Cut in the butter. Using a pastry cutter or a fork, cut in the butter and cream cheese; cut until the mixture is crumbly.
Add the wet ingredients. Stir in the oil and stir until the mixture is completely moistened. Add water and toss with a fork to combine.
Knead and chill the dough. Lightly flour your work area and knead the dough for 30 seconds. Shape the dough into a ball, press it into a disk, and wrap it in plastic wrap. Refrigerate for 30 minutes.
Make the Apple Filling
Combine the apples and spices. Place the apple slices in a mixing bowl and toss them with lemon juice. Add light brown sugar, cinnamon, and nutmeg; toss to combine. Sprinkle with flour and toss to combine; set aside.
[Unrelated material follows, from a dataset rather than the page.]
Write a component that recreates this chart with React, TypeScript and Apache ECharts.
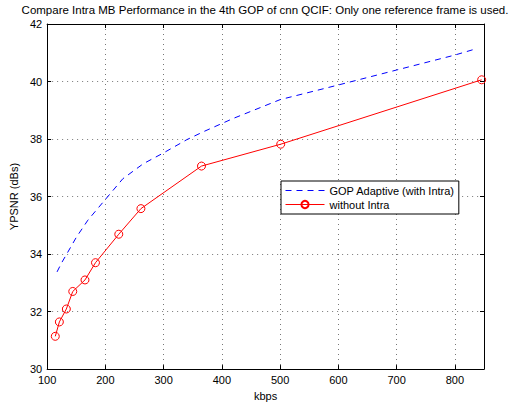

Shape the crust. Remove the prepared dough from the fridge. Lightly grease a 9-inch pie dish with baking spray and set aside. On a lightly floured surface, roll out the dough into a 14-inch circle. Transfer the dough to the prepared pie dish and press it firmly into the bottom and up the sides of the dish.
Dock the crust. Prick the dough in several places with a fork. Place back in the fridge for 15 minutes.
Make the Cake Batter
Mix the dry ingredients. In a small bowl, whisk together the flour and baking powder until combined, then set aside.
Mix the wet ingredients. In your mixer's bowl, combine the eggs, sugar, and vanilla; beat for 1 minute or until pale yellow and fluffy.
Combine. Add the flour mixture to the egg mixture; set the mixer to low and continue mixing until combined, about 15 seconds.
Assemble. Preheat the oven to 425ºF. Remove the prepared crust from the fridge. Spoon the previously prepared apple mixture into the crust. Pour the cake batter over the apples.
Bake! Bake at 425ºF for 10 minutes. Then reduce the heat to 350°F and continue baking for 35 to 40 minutes, or until the top is lightly browned and set. If the top browns too quickly, tent loosely with foil for the last 10 to 15 minutes.
Cool and serve. Remove from the oven and let the apple pie cake cool for at least 20 minutes before cutting and serving.